begin Supplied data

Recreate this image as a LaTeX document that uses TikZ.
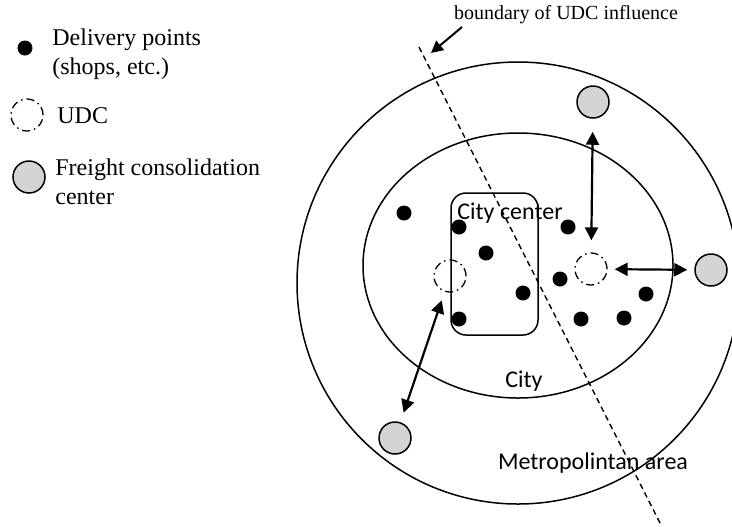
\documentclass[tikz,border=0pt]{standalone}
\usepackage{fontspec}
\setmainfont{Liberation Serif}
\newfontfamily\calib{Carlito}
\usetikzlibrary{arrows.meta,shapes.geometric}
\definecolor{fccgray}{RGB}{212,212,212}
\tikzset{
  area/.style={draw=black, line width=0.75pt},
  dpoint/.style={circle, fill=black, minimum size=7.5pt, inner sep=0pt},
  udc/.style={circle, draw=black, line width=0.65pt, minimum size=16pt, inner sep=0pt,
    dash pattern=on 4pt off 2pt on 0.8pt off 2pt},
  fcc/.style={circle, draw=black, fill=fccgray, line width=0.75pt, minimum size=16pt, inner sep=0pt},
  arr/.style={line width=1pt, -{Triangle[length=6pt,width=6pt]}},
  darr/.style={line width=1.1pt, {Triangle[length=6.5pt,width=6.5pt]}-{Triangle[length=6.5pt,width=6.5pt]}},
  serlbl/.style={font=\fontsize{12}{14.5}\selectfont, inner sep=0pt, align=left},
  sanslbl/.style={font=\calib\fontsize{12}{14}\selectfont, inner sep=0pt},
}
\begin{document}
\begin{tikzpicture}[x=0.5pt,y=-0.5pt]
\useasboundingbox (0,0) rectangle (732,526);
% legend
\node[dpoint] (ldp) at (25,48) {};
\node[serlbl, anchor=west] (ldpt) at (52,54) {Delivery points\\(shops, etc.)};
\node[udc] (ludc) at (27,115) {};
\node[serlbl, anchor=west] (ludct) at (57,116) {UDC};
\node[fcc] (lfcc) at (29,177) {};
\node[serlbl, anchor=west] (lfcct) at (55,182) {Freight consolidation\\center};
% areas
\node[area, circle, minimum size=221pt, inner sep=0pt] (metro) at (518,283) {};
\node[area, ellipse, minimum width=155pt, minimum height=132.5pt, inner sep=0pt] (city) at (518,265.5) {};
\node[area, rectangle, rounded corners=7.5pt, minimum width=43.5pt, minimum height=71pt, inner sep=0pt] (cc) at (494.5,264) {};
% boundary line
\coordinate (bt) at (419,47);
\coordinate (bb) at (660,523);
\draw[line width=0.7pt, dash pattern=on 2.8pt off 2pt] (bt) -- (bb);
% labels
\node[sanslbl] (cct) at (510,213) {City center};
\node[sanslbl] (cityt) at (524,381) {City};
\node[sanslbl] (metrot) at (593,463) {Metropolintan area};
\node[font=\fontsize{10}{12}\selectfont, inner sep=0pt] (blbl) at (566,15) {boundary of UDC influence};
\coordinate (as) at (462,27);
\coordinate (tipc) at (431,53);
\draw[arr] (as) -- (tipc);
% delivery points
\foreach \p/\x/\y in {1/404/213, 2/459/227, 3/486/253, 4/523/293, 5/459/319, 6/568/227, 7/560/279, 8/646/294, 9/581/319, 10/624/318}
  \node[dpoint] (d\p) at (\x,\y) {};
% UDCs and consolidation centres
\node[udc] (u1) at (450,276) {};
\node[udc] (u2) at (591,269) {};
\node[fcc] (f1) at (593,102) {};
\node[fcc] (f2) at (711,270) {};
\node[fcc] (f3) at (395,438) {};
% arrows
\draw[darr, shorten <=6.5pt, shorten >=6pt] (f1) -- (u2);
\draw[darr, shorten <=3.5pt, shorten >=3.5pt] (u2) -- (f2);
\draw[darr, shorten <=4.5pt, shorten >=5pt] (u1) -- (f3);
\end{tikzpicture}
\end{document}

end Supplied data

• Problem statement:
Reproduce the whole listing exactly, but not the images in it.

• Solution:
Recreate this image as a LaTeX document that uses TikZ.
\documentclass[tikz,border=0pt]{standalone}
\usepackage{fontspec}
\setmainfont{Liberation Serif}
\newfontfamily\calib{Carlito}
\usetikzlibrary{arrows.meta,shapes.geometric}
\definecolor{fccgray}{RGB}{212,212,212}
\tikzset{
  area/.style={draw=black, line width=0.75pt},
  dpoint/.style={circle, fill=black, minimum size=7.5pt, inner sep=0pt},
  udc/.style={circle, draw=black, line width=0.65pt, minimum size=16pt, inner sep=0pt,
    dash pattern=on 4pt off 2pt on 0.8pt off 2pt},
  fcc/.style={circle, draw=black, fill=fccgray, line width=0.75pt, minimum size=16pt, inner sep=0pt},
  arr/.style={line width=1pt, -{Triangle[length=6pt,width=6pt]}},
  darr/.style={line width=1.1pt, {Triangle[length=6.5pt,width=6.5pt]}-{Triangle[length=6.5pt,width=6.5pt]}},
  serlbl/.style={font=\fontsize{12}{14.5}\selectfont, inner sep=0pt, align=left},
  sanslbl/.style={font=\calib\fontsize{12}{14}\selectfont, inner sep=0pt},
}
\begin{document}
\begin{tikzpicture}[x=0.5pt,y=-0.5pt]
\useasboundingbox (0,0) rectangle (732,526);
% legend
\node[dpoint] (ldp) at (25,48) {};
\node[serlbl, anchor=west] (ldpt) at (52,54) {Delivery points\\(shops, etc.)};
\node[udc] (ludc) at (27,115) {};
\node[serlbl, anchor=west] (ludct) at (57,116) {UDC};
\node[fcc] (lfcc) at (29,177) {};
\node[serlbl, anchor=west] (lfcct) at (55,182) {Freight consolidation\\center};
% areas
\node[area, circle, minimum size=221pt, inner sep=0pt] (metro) at (518,283) {};
\node[area, ellipse, minimum width=155pt, minimum height=132.5pt, inner sep=0pt] (city) at (518,265.5) {};
\node[area, rectangle, rounded corners=7.5pt, minimum width=43.5pt, minimum height=71pt, inner sep=0pt] (cc) at (494.5,264) {};
% boundary line
\coordinate (bt) at (419,47);
\coordinate (bb) at (660,523);
\draw[line width=0.7pt, dash pattern=on 2.8pt off 2pt] (bt) -- (bb);
% labels
\node[sanslbl] (cct) at (510,213) {City center};
\node[sanslbl] (cityt) at (524,381) {City};
\node[sanslbl] (metrot) at (593,463) {Metropolintan area};
\node[font=\fontsize{10}{12}\selectfont, inner sep=0pt] (blbl) at (566,15) {boundary of UDC influence};
\coordinate (as) at (462,27);
\coordinate (tipc) at (431,53);
\draw[arr] (as) -- (tipc);
% delivery points
\foreach \p/\x/\y in {1/404/213, 2/459/227, 3/486/253, 4/523/293, 5/459/319, 6/568/227, 7/560/279, 8/646/294, 9/581/319, 10/624/318}
  \node[dpoint] (d\p) at (\x,\y) {};
% UDCs and consolidation centres
\node[udc] (u1) at (450,276) {};
\node[udc] (u2) at (591,269) {};
\node[fcc] (f1) at (593,102) {};
\node[fcc] (f2) at (711,270) {};
\node[fcc] (f3) at (395,438) {};
% arrows
\draw[darr, shorten <=6.5pt, shorten >=6pt] (f1) -- (u2);
\draw[darr, shorten <=3.5pt, shorten >=3.5pt] (u2) -- (f2);
\draw[darr, shorten <=4.5pt, shorten >=5pt] (u1) -- (f3);
\end{tikzpicture}
\end{document}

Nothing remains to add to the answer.